The plan's premise, the vision, is to imagine Oak Park from the prospect of the year 2030. Sustainability — environmental, social, economic, civic — was a guiding theme for the whole, and the final document reflects this, its 14 interrelated goals encompassing all four realms in compatible, interlocking ways. The plan expresses all that is best about Oak Park, incorporating our progressive values, desire to support diversity, education, the arts, architectural integrity, and, not least, sustainable business development, while promoting environmental and human health.
Aspirational, for sure, but also, emphatically, not intended to be shelved, as so many plans are. Nope, our plan states that, "continuous use will reinforce the role of the 'Plan' as the playbook and official policy guide for the community."
The Park District of Oak Park gets this. They clearly take both the plan and its vision of the future very seriously. Improving green space, reducing pesticide use, adding native plant gardens, installing solar panels, and offering programs that enhance environmental awareness and human social and physical health: It's easy to draw direct correlations between the plan's goals and their actions.
A real jewel in their crown, of which all Oak Park residents can be proud, is the Environmental Education Center in Austin Gardens, designed, as park district representatives repeatedly stated during Plan Commission meetings, to educate the public about environmental sustainability and serve as a model for sustainability improvements that can be made by homeowners.
Thus on the one hand, we have Albion, enabled by OPEDC and village government, pushing for a development that would directly impede one of our community's best efforts to implement the Comprehensive Plan. Their approach seems so counter to plan goals and so backward-looking in terms of cultural assumptions, context sensitivity and genuinely sustainable design that it really does seem dinosaur-ish, particularly in light of the culturally fraught, environmentally damaged, climate-change-impacted future that is already upon us.
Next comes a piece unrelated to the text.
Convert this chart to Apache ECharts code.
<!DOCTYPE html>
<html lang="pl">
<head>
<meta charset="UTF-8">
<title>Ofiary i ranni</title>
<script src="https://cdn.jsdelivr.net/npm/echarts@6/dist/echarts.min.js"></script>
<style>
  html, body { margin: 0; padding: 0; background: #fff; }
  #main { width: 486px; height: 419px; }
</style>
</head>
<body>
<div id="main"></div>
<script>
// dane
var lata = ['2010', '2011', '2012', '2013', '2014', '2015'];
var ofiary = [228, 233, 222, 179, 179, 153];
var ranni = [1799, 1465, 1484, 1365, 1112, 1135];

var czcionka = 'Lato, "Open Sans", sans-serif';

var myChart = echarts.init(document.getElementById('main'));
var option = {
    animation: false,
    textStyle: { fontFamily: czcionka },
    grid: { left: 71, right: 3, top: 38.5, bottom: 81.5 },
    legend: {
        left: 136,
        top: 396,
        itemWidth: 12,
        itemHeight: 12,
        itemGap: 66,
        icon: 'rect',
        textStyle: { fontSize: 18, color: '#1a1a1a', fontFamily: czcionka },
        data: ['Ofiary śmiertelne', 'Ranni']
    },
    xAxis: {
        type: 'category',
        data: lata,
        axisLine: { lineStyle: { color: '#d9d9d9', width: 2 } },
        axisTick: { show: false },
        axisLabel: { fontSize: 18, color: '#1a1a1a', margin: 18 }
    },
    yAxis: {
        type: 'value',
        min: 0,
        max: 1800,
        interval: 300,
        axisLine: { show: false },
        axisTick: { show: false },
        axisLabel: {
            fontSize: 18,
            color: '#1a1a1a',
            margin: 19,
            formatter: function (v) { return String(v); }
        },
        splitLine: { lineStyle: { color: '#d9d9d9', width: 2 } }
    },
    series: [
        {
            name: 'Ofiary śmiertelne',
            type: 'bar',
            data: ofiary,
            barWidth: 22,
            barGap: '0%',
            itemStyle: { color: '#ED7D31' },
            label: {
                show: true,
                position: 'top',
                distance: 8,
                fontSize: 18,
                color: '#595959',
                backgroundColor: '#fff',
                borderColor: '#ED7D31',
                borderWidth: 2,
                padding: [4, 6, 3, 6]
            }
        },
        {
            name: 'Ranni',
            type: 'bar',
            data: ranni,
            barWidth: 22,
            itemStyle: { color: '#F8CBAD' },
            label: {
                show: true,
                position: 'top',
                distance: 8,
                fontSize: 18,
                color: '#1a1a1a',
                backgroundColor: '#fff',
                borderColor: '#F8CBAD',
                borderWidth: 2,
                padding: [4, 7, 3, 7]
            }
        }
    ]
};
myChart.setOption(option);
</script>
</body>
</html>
On the other, we have, besides the park district, numerous local green and social organizations and thousands of individual Oak Park citizens who are looking to, and in multiple ways preparing for, the future reflected in the plan. This future not only will require sustainability and resiliency adjustments in the face of real and increasing challenges, but also could bring environmental, social, economic and civic rewards — if we continue the difficult work of implementing the plan in earnest, without undoing material progress already made.
There is an old Native American saying: "The world is as sharp as the edge of a knife." Navigating wisely requires courage, discernment, and foresight, based on a broader, systems-based understanding of reality than that provided by simplistic self-interest.
Oak Park has an exemplary vision and a very-well-thought-out Comprehensive Plan. The Albion project, if approved and built, would betray the trust of thousands of residents and short-sell our community's future.
Will our elected and appointed leaders have the wisdom to listen to engaged citizens and the courage and discernment to take the good, as opposed to the seemingly expedient, decision?
Adrian Ayres Fisher is an Oak Park resident and member of the commission that designed the 2014 Envision Oak Park Comprehensive Plan.